Audibleでオーディオブック化されたため、久しぶりに通しで読了。
と言っても、出かけるときに持ち出して、空いた時間に断片的に読むようなことを何年も続けていた結果、この作品(に限らず、村上作品全体)が自分の人生や価値観を形づくってしまったようだ。
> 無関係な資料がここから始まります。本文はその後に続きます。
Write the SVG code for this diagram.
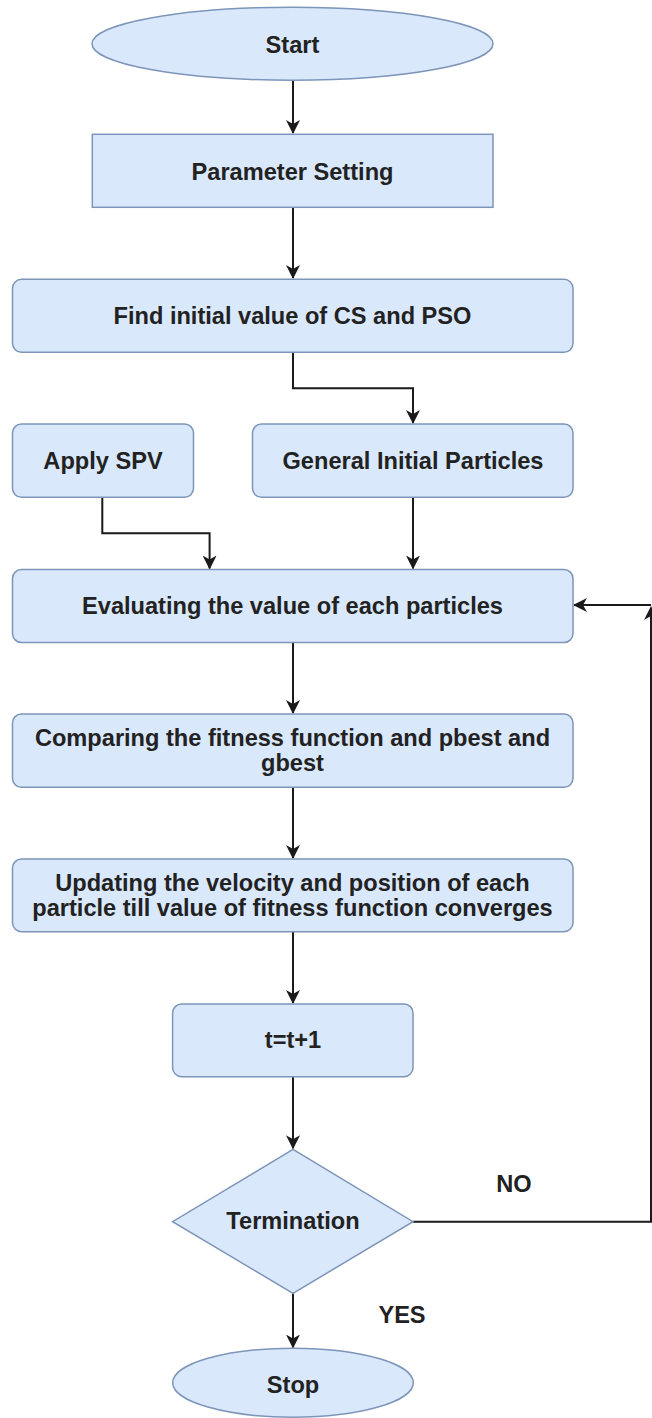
<svg xmlns="http://www.w3.org/2000/svg" width="652" height="1418" viewBox="0 0 652 1418">
<style>
.n{fill:#dae8fc;stroke:#7d95b8;stroke-width:1.5}
.t{font-family:"Liberation Sans",Arial,sans-serif;font-weight:bold;font-size:23.6px;fill:#222;text-anchor:middle}
.c{fill:none;stroke:#1a1a1a;stroke-width:2}
</style>
<defs>
<marker id="ah" markerUnits="userSpaceOnUse" markerWidth="14" markerHeight="14" viewBox="0 0 14 14" refX="13" refY="7" orient="auto">
<path d="M0,0 L14,7 L0,14 L4,7 z" fill="#1a1a1a"/>
</marker>
</defs>
<rect width="652" height="1418" fill="#fff"/>
<g id="connectors">
<path class="c" d="M293,80 V133" marker-end="url(#ah)"/>
<path class="c" d="M293,207 V278" marker-end="url(#ah)"/>
<path class="c" d="M293,352 V388.3 H413 V423" marker-end="url(#ah)"/>
<path class="c" d="M102.3,497 V533.3 H209.6 V568.5" marker-end="url(#ah)"/>
<path class="c" d="M413,497 V568.5" marker-end="url(#ah)"/>
<path class="c" d="M293,642.5 V713" marker-end="url(#ah)"/>
<path class="c" d="M293,787 V858" marker-end="url(#ah)"/>
<path class="c" d="M293,932 V1003" marker-end="url(#ah)"/>
<path class="c" d="M293,1077 V1148.3" marker-end="url(#ah)"/>
<path class="c" d="M293,1293.3 V1347.5" marker-end="url(#ah)"/>
<path class="c" d="M413,1221.7 H651 V608"/>
<path class="c" d="M651,605 H574" marker-end="url(#ah)"/>
<path d="M651,606 L658,620 L651,616 L644,620 z" fill="#1a1a1a"/>
<text class="t" x="514" y="1191.7">NO</text>
<text class="t" x="402" y="1323.3">YES</text>
</g>
<g id="start"><ellipse class="n" cx="292.5" cy="43.7" rx="200.5" ry="36.5"/><text class="t" x="292.5" y="52.5">Start</text></g>
<g id="param"><rect class="n" x="92.3" y="134.3" width="400.7" height="73"/><text class="t" x="292.5" y="179.5">Parameter Setting</text></g>
<g id="find"><rect class="n" x="12.5" y="279.3" width="560.5" height="73" rx="9"/><text class="t" x="292.5" y="323.5">Find initial value of CS and PSO</text></g>
<g id="spv"><rect class="n" x="12.5" y="424" width="181" height="73.3" rx="9"/><text class="t" x="103" y="468.5">Apply SPV</text></g>
<g id="gip"><rect class="n" x="252.5" y="424" width="320.5" height="73.3" rx="9"/><text class="t" x="413" y="468.5">General Initial Particles</text></g>
<g id="eval"><rect class="n" x="12.5" y="569.5" width="560.5" height="73" rx="9"/><text class="t" x="292.5" y="613.5">Evaluating the value of each particles</text></g>
<g id="compare"><rect class="n" x="12.5" y="714" width="560.5" height="73.3" rx="9"/><text class="t" x="292.5" y="745.7">Comparing the fitness function and pbest and</text><text class="t" x="292.5" y="770.7">gbest</text></g>
<g id="update"><rect class="n" x="12.5" y="859" width="560.5" height="72.7" rx="9"/><text class="t" x="292.5" y="890.7">Updating the velocity and position of each</text><text class="t" x="292.5" y="916">particle till value of fitness function converges</text></g>
<g id="tinc"><rect class="n" x="172.6" y="1004" width="240.4" height="72.7" rx="9"/><text class="t" x="293" y="1048.3">t=t+1</text></g>
<g id="term"><polygon class="n" points="293,1149.3 413,1221.7 293,1293.3 172.6,1221.7"/><text class="t" x="293" y="1229.3">Termination</text></g>
<g id="stop"><ellipse class="n" cx="293" cy="1382.7" rx="120.3" ry="34.5"/><text class="t" x="293" y="1392.5">Stop</text></g>
</svg>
それでも特に、村上春樹の作品のなかでは、この作品の主人公に一番シンパシーを感じているかもしれない。何となくボンヤリしていて決定的な発言ができない(何に対しても「確かに、そういう考え方もあるかもしれない」と考えてしまうような)、なんとなく、その場の状況に流されていってしまうけど、頑固で譲れない部分はある、というような。夏目漱石の『三四郎』やカフカの『城』の主人公にも通じた雰囲気がある。
そして、現代社会では、そんなのんびりした態度は、(だいたいは女の人に)「ハッキリしてください!」「早く決めてください!」みたいに怒られる結果になる。

この作品と『ダンス・ダンス・ダンス』は、夏になると病院の待合室で読みたくなる。いなくなった猫を路地裏に探しに行って笠原メイに会うシーンや、平日の午前中にクリーニング屋に行くシーン、新宿で何日も何日も人間観察をして過ごすような場面に、ニート的、夏休み的な、膨大に時間を余らせていることへの憧れのような気持ちが湧いてくる。

一方で、読み終えてしばらく経ってからも、ふと思い出してしまうような印象的な場面がある。皮剥ぎボリスや、新宿で手品師を追いかけてバットでボコボコにするシーン、動物園で動物達を次々に殺していくシーンなど、いずれも衝撃的で暴力的な場面だが、脳裏に焼き付いてしまっているためか、ふとした瞬間に思い出してしまう。

もう一方では、本田さんや、加納マルタ、ナツメグ、シナモンなど、癖の強い登場人物が自分の頭のなかに確固として存在として居座ってしまっていて、日常生活でも自分の他者に対する価値観の幅を大きく広げていることに気づく。物語の展開や、結末みたいなことではなく、この作品の細部が血肉になり自分を形づくってしまっているようだ。図らずも。

主人公が奥さんを探し続ける。取り戻すことを絶対に諦めない。村上作品の中でもかなり頑固で一生懸命な奥さんへの愛がある。自分だったらメールで「別れたい」と言われたら諦めてしまうかもしれない。どうだろう。実際その状況になってみないと分からないが。でも、「やっぱり実際に顔を突き合わせて話し合うまでは別れられない」と頑張る。頑固だ。そんな一貫した強い愛が状況を変えていくことになるし、やっぱり奥さんを精神的に繋ぎ止めていくことになる。なんだか勇気をもらえる。